Given request: Take each line containing "that" and report it exactly as written.

Charts and diagrams as code:
::::

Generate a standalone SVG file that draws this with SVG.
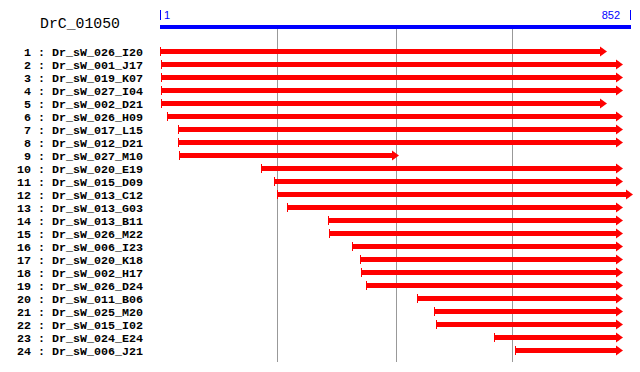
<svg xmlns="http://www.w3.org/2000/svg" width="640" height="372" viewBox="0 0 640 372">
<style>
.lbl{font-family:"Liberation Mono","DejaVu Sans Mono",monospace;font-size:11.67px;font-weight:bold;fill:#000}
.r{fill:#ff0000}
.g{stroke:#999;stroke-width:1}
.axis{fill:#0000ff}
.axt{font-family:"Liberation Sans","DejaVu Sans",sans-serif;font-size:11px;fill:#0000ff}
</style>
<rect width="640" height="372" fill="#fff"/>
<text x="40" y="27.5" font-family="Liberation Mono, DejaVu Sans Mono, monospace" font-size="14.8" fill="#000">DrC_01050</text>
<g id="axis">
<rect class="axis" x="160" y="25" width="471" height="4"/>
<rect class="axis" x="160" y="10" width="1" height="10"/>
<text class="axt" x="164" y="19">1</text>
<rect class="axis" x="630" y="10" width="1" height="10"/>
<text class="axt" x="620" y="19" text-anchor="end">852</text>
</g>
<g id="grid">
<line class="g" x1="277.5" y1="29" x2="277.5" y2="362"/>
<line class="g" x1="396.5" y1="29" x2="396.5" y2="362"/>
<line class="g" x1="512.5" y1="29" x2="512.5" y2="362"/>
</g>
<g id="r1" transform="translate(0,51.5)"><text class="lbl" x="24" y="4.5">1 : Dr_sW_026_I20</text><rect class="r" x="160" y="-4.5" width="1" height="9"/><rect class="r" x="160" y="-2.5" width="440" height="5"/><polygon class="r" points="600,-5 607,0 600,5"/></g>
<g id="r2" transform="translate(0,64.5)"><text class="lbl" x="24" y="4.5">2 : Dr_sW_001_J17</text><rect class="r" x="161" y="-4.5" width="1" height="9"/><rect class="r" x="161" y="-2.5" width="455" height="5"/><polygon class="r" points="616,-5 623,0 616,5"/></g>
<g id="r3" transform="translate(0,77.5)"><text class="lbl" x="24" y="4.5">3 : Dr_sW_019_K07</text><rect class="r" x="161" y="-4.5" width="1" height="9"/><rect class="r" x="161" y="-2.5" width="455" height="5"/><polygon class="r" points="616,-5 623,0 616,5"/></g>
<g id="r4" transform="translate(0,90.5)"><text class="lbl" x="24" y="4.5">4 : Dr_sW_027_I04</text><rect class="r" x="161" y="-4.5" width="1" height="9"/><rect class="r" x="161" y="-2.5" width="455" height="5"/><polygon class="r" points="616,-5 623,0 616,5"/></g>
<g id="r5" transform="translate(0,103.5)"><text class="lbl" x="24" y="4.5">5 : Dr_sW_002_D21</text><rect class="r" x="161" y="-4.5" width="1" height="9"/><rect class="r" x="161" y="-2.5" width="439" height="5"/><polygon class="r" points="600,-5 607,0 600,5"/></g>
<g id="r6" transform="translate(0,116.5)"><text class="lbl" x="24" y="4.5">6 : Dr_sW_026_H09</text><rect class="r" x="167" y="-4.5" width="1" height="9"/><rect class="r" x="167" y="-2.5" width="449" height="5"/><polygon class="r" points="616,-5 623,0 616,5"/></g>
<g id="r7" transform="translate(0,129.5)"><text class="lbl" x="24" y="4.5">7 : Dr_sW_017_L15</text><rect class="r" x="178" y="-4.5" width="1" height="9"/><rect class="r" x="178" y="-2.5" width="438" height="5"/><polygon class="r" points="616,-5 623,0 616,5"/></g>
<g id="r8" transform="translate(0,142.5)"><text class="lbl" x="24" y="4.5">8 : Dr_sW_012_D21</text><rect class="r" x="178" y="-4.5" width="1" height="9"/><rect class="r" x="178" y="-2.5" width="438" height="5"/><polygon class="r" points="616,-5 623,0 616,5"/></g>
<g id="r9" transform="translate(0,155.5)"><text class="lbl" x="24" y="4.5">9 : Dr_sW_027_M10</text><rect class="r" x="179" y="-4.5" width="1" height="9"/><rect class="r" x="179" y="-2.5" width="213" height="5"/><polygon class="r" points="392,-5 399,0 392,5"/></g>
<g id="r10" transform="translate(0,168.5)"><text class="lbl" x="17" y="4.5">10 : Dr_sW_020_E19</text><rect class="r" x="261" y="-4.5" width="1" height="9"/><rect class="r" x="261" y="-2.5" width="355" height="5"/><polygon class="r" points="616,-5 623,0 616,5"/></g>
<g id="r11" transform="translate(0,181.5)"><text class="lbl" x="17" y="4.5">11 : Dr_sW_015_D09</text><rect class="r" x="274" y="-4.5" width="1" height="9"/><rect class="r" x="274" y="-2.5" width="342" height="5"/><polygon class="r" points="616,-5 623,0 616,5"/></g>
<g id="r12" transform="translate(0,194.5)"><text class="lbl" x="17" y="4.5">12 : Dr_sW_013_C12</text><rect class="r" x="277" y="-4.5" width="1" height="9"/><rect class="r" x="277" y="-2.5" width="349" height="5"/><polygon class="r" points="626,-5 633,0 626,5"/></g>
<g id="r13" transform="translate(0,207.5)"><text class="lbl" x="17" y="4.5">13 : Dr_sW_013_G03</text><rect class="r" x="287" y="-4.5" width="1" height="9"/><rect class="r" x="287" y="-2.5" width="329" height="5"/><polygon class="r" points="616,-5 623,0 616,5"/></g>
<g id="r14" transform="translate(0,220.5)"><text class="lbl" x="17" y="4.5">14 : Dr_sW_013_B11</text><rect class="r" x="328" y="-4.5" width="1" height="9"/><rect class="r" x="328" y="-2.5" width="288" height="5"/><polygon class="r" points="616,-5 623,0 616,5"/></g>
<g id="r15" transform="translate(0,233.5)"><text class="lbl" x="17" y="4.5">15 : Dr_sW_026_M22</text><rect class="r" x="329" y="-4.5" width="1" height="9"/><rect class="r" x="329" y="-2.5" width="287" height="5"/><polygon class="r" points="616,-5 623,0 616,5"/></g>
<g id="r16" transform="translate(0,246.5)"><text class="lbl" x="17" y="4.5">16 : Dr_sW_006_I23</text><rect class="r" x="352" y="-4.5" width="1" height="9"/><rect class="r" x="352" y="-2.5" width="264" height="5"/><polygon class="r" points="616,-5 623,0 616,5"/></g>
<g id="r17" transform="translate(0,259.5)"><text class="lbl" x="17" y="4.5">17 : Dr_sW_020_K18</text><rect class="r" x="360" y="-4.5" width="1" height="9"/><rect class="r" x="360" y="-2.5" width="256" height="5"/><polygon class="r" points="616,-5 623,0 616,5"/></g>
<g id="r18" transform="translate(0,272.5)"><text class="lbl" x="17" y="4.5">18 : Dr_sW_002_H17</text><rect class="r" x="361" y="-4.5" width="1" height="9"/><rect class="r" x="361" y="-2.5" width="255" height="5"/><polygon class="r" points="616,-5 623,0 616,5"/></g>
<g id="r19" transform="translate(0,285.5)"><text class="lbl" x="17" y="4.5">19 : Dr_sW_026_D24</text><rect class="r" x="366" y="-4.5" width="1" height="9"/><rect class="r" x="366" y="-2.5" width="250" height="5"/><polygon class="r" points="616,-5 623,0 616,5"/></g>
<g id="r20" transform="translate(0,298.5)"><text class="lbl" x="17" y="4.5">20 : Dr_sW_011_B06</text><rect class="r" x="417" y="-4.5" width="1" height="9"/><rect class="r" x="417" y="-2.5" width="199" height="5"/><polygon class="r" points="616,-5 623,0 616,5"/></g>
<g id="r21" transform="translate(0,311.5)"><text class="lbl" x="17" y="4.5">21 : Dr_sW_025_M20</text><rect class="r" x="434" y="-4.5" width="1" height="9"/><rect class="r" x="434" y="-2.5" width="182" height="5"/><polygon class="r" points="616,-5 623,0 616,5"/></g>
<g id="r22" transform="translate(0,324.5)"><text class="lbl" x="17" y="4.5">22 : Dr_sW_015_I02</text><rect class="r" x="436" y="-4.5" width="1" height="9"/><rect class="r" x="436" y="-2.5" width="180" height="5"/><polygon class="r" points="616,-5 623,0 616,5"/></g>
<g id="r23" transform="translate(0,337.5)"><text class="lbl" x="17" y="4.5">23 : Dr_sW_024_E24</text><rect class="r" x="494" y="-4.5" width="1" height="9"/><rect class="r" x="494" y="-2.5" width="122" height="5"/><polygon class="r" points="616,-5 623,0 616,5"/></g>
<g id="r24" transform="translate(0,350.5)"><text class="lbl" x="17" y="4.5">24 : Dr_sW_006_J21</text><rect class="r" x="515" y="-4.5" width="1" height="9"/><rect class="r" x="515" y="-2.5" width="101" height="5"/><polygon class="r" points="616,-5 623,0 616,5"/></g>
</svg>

::::

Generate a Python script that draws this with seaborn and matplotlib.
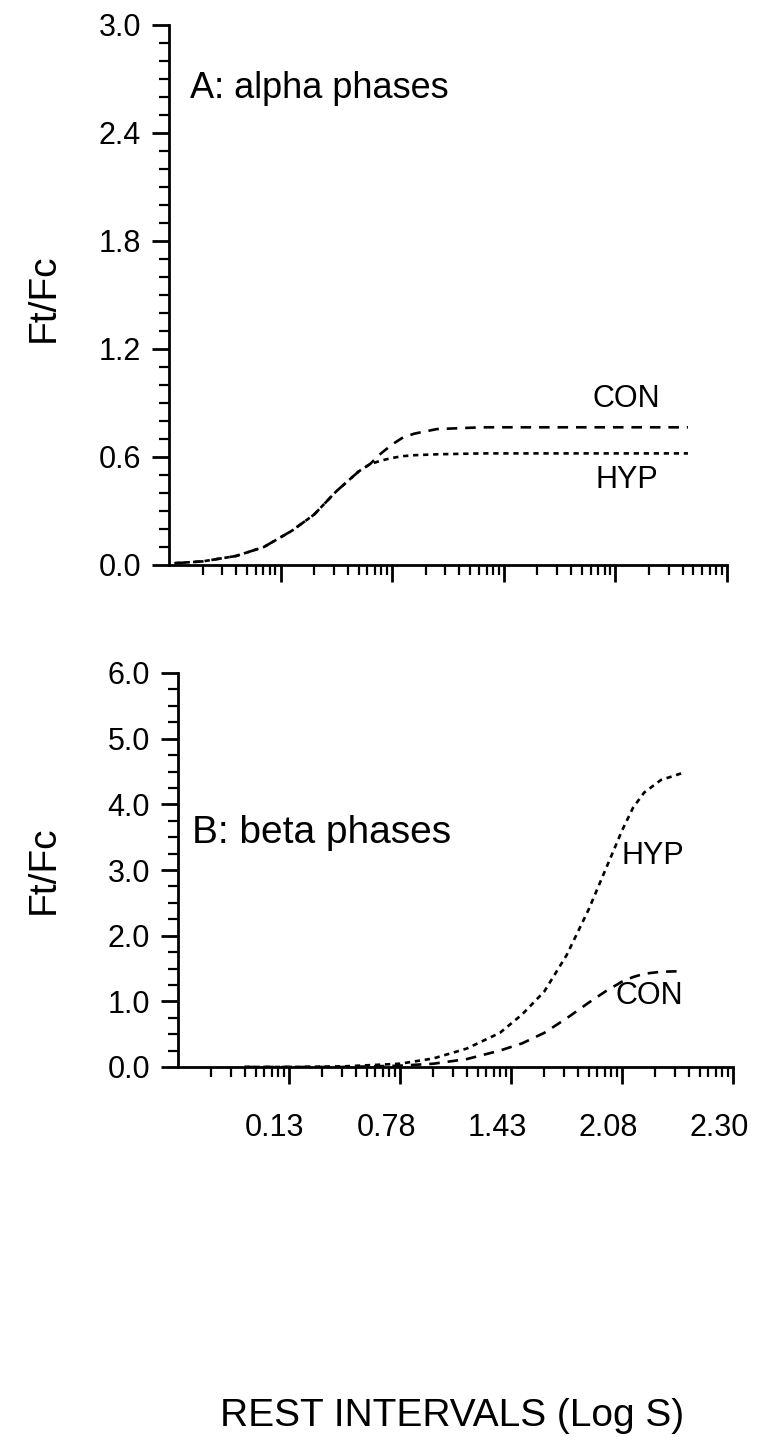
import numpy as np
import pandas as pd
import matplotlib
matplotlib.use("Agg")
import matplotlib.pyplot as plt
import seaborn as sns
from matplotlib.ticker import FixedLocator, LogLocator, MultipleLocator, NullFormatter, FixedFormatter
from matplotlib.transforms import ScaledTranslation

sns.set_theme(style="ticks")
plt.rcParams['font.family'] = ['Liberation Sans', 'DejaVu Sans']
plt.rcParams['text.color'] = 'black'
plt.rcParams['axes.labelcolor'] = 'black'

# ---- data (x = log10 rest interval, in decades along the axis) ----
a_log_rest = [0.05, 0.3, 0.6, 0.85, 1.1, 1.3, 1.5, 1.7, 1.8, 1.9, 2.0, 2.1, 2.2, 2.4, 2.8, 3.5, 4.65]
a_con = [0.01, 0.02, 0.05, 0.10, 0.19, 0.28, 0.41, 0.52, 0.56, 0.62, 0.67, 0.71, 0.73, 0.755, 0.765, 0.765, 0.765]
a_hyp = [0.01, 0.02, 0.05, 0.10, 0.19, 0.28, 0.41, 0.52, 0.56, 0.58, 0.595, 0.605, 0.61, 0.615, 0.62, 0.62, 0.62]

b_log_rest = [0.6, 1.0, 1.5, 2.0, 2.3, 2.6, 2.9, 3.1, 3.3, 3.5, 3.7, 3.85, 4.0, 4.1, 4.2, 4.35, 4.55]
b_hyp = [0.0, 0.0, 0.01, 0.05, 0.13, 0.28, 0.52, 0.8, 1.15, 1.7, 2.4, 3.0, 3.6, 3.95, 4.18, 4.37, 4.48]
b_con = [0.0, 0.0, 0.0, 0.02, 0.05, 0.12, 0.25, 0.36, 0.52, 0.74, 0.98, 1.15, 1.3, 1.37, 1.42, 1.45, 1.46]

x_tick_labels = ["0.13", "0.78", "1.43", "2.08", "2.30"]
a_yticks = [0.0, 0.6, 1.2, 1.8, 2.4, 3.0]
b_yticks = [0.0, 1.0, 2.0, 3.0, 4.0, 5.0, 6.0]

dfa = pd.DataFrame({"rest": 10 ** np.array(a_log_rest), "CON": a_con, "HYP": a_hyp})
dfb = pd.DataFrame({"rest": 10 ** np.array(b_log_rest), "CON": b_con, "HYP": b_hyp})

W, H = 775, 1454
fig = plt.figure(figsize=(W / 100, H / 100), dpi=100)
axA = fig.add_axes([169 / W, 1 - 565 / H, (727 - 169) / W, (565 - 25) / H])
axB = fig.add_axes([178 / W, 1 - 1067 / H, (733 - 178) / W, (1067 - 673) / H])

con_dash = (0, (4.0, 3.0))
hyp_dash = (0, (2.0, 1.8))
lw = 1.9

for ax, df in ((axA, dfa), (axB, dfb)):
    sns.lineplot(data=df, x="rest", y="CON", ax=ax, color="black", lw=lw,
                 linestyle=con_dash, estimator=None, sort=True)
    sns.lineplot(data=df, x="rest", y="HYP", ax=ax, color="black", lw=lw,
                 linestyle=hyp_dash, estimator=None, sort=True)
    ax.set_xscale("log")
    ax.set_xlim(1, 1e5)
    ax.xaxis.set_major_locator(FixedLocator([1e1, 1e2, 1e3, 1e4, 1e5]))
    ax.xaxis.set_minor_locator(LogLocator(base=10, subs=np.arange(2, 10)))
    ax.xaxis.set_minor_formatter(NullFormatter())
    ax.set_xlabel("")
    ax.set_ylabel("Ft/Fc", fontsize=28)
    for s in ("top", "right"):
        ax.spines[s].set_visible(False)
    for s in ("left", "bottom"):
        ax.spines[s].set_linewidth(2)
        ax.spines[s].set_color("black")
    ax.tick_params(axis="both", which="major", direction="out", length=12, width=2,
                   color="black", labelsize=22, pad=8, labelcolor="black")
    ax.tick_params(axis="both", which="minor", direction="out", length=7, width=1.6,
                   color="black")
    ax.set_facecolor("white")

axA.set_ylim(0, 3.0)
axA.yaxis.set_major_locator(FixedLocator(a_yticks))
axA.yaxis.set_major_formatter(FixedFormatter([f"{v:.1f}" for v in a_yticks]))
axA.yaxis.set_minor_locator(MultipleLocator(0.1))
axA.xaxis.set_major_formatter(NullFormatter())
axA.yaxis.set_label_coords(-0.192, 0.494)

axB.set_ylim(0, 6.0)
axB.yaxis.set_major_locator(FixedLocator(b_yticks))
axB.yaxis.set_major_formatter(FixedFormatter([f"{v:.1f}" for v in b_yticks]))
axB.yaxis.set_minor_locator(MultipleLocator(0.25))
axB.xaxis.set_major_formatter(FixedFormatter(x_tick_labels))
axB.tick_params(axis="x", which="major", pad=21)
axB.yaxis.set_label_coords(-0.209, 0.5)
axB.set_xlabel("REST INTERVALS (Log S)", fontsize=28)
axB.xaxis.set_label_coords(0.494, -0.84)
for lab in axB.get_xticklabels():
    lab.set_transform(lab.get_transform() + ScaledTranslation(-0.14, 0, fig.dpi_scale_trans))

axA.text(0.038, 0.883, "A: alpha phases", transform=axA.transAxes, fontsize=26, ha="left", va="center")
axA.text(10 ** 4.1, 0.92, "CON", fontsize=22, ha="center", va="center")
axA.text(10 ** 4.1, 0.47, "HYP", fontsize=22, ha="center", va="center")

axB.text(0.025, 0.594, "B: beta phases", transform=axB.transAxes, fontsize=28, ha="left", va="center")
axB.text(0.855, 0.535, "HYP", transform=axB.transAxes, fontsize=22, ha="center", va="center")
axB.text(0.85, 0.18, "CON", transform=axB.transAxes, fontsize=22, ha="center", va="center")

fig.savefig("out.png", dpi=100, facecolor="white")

::::

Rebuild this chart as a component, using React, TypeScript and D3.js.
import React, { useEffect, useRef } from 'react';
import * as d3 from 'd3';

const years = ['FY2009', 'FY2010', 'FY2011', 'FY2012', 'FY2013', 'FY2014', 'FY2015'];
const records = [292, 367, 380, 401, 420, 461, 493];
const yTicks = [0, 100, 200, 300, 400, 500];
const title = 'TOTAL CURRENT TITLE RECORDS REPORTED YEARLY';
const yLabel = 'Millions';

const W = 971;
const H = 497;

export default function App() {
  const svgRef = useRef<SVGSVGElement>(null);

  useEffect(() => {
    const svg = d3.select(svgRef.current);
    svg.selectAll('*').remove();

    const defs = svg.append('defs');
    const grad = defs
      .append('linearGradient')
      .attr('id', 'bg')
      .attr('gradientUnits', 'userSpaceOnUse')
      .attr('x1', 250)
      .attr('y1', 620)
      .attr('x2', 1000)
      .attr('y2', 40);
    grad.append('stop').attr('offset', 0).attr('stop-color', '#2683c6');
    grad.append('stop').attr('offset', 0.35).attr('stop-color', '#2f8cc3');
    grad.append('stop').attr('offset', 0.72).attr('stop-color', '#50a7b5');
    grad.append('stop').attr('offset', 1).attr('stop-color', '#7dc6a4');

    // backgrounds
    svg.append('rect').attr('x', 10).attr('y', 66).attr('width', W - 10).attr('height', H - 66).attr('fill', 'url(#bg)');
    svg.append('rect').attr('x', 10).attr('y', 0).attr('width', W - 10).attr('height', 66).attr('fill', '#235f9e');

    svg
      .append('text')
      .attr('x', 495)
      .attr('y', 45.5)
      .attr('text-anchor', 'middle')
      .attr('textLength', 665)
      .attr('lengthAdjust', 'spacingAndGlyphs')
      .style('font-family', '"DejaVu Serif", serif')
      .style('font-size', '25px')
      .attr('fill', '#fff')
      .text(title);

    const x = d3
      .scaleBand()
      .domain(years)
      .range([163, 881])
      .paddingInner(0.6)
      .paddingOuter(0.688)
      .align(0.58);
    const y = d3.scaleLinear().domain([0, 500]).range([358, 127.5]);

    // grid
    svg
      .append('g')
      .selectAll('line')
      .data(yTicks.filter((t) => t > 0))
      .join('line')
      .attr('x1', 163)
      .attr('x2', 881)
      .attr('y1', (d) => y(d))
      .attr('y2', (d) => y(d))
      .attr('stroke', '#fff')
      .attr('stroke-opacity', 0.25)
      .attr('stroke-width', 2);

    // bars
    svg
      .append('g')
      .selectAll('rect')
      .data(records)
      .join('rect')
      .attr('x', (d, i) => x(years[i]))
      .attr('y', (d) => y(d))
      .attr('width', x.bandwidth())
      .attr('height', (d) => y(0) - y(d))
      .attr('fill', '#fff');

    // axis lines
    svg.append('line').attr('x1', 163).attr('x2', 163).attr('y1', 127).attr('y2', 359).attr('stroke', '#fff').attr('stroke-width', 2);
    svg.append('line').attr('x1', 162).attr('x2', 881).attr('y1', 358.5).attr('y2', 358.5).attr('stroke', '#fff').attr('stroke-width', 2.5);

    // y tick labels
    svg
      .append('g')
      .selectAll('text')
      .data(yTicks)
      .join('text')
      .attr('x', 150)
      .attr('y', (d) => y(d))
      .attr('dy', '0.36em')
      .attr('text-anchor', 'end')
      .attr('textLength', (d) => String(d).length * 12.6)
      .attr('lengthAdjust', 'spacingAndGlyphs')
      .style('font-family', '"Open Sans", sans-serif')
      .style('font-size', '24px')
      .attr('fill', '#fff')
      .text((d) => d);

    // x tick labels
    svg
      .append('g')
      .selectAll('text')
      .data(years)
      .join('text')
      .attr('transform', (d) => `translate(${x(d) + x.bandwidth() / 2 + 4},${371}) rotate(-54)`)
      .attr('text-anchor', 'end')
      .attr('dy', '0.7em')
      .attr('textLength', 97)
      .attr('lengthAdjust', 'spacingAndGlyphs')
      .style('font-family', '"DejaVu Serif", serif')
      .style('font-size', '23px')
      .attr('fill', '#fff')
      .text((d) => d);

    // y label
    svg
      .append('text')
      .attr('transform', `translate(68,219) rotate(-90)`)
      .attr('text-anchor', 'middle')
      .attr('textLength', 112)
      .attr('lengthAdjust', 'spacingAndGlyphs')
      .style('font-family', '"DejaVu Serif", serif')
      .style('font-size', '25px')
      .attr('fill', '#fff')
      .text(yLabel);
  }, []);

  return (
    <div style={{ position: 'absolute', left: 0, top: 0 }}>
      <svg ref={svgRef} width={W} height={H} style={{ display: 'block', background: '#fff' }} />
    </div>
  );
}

::::

Full answer:
Generate a standalone SVG file that draws this with SVG.
Generate a Python script that draws this with seaborn and matplotlib.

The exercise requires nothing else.